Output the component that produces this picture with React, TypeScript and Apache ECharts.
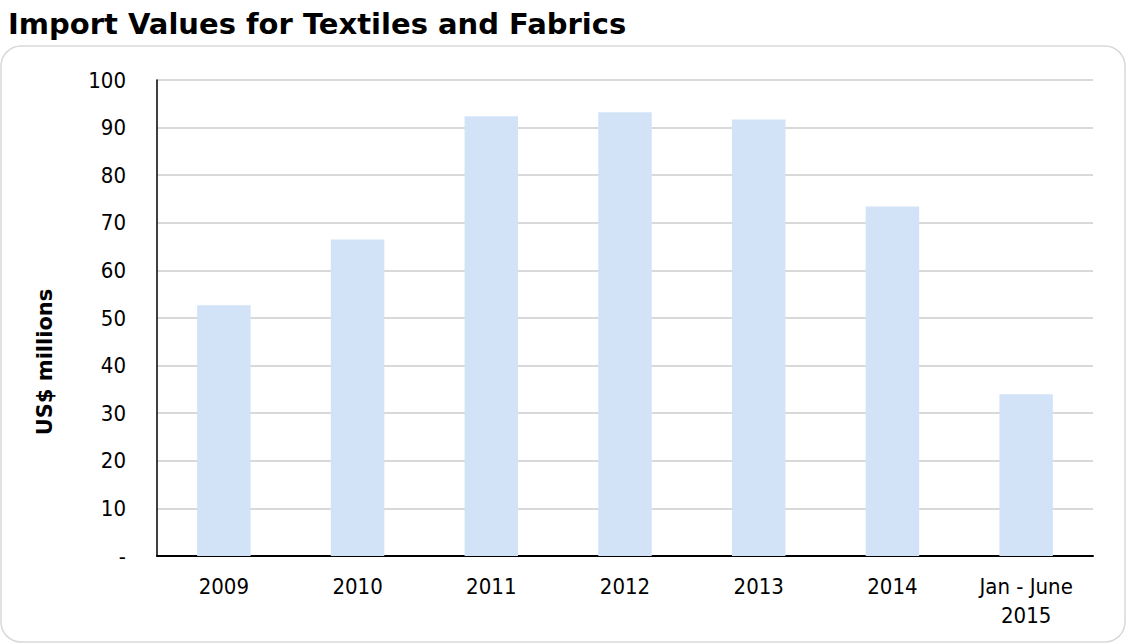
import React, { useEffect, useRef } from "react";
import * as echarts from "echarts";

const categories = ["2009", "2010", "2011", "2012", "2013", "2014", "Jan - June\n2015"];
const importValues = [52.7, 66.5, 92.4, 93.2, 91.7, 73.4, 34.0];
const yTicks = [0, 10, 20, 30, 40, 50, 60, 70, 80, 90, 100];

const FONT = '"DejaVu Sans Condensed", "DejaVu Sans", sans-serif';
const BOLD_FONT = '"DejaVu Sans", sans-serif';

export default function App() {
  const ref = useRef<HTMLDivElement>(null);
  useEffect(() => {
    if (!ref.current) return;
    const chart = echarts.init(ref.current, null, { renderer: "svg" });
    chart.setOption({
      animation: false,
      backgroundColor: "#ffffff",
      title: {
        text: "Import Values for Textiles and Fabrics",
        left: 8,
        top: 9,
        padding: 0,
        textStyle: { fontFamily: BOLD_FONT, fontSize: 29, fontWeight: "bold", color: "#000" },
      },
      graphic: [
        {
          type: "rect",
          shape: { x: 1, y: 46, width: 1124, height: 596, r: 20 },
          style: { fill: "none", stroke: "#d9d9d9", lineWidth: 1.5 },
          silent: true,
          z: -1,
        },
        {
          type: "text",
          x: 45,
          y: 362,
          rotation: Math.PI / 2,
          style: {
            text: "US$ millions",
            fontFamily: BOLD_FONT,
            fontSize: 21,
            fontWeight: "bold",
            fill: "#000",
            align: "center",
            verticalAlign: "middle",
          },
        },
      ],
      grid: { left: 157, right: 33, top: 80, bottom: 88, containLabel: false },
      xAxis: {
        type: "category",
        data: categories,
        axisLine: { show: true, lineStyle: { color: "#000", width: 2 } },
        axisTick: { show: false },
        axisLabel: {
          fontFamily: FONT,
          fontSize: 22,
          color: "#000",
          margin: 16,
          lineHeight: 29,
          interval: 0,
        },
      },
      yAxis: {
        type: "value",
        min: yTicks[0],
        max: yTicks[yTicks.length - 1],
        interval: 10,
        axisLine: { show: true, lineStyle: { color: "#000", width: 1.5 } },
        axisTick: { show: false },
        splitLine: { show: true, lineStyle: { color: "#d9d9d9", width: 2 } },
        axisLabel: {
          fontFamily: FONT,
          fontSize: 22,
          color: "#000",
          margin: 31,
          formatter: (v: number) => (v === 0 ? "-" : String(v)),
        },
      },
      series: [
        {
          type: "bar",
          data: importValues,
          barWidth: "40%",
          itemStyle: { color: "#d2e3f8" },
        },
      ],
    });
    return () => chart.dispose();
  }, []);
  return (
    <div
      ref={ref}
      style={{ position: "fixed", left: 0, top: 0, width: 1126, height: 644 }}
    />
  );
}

## THE EXERCISE
Write out the full listing verbatim, excluding its pictures.

## COMPLETED EXERCISE
Output the component that produces this picture with React, TypeScript and Apache ECharts.
import React, { useEffect, useRef } from "react";
import * as echarts from "echarts";

const categories = ["2009", "2010", "2011", "2012", "2013", "2014", "Jan - June\n2015"];
const importValues = [52.7, 66.5, 92.4, 93.2, 91.7, 73.4, 34.0];
const yTicks = [0, 10, 20, 30, 40, 50, 60, 70, 80, 90, 100];

const FONT = '"DejaVu Sans Condensed", "DejaVu Sans", sans-serif';
const BOLD_FONT = '"DejaVu Sans", sans-serif';

export default function App() {
  const ref = useRef<HTMLDivElement>(null);
  useEffect(() => {
    if (!ref.current) return;
    const chart = echarts.init(ref.current, null, { renderer: "svg" });
    chart.setOption({
      animation: false,
      backgroundColor: "#ffffff",
      title: {
        text: "Import Values for Textiles and Fabrics",
        left: 8,
        top: 9,
        padding: 0,
        textStyle: { fontFamily: BOLD_FONT, fontSize: 29, fontWeight: "bold", color: "#000" },
      },
      graphic: [
        {
          type: "rect",
          shape: { x: 1, y: 46, width: 1124, height: 596, r: 20 },
          style: { fill: "none", stroke: "#d9d9d9", lineWidth: 1.5 },
          silent: true,
          z: -1,
        },
        {
          type: "text",
          x: 45,
          y: 362,
          rotation: Math.PI / 2,
          style: {
            text: "US$ millions",
            fontFamily: BOLD_FONT,
            fontSize: 21,
            fontWeight: "bold",
            fill: "#000",
            align: "center",
            verticalAlign: "middle",
          },
        },
      ],
      grid: { left: 157, right: 33, top: 80, bottom: 88, containLabel: false },
      xAxis: {
        type: "category",
        data: categories,
        axisLine: { show: true, lineStyle: { color: "#000", width: 2 } },
        axisTick: { show: false },
        axisLabel: {
          fontFamily: FONT,
          fontSize: 22,
          color: "#000",
          margin: 16,
          lineHeight: 29,
          interval: 0,
        },
      },
      yAxis: {
        type: "value",
        min: yTicks[0],
        max: yTicks[yTicks.length - 1],
        interval: 10,
        axisLine: { show: true, lineStyle: { color: "#000", width: 1.5 } },
        axisTick: { show: false },
        splitLine: { show: true, lineStyle: { color: "#d9d9d9", width: 2 } },
        axisLabel: {
          fontFamily: FONT,
          fontSize: 22,
          color: "#000",
          margin: 31,
          formatter: (v: number) => (v === 0 ? "-" : String(v)),
        },
      },
      series: [
        {
          type: "bar",
          data: importValues,
          barWidth: "40%",
          itemStyle: { color: "#d2e3f8" },
        },
      ],
    });
    return () => chart.dispose();
  }, []);
  return (
    <div
      ref={ref}
      style={{ position: "fixed", left: 0, top: 0, width: 1126, height: 644 }}
    />
  );
}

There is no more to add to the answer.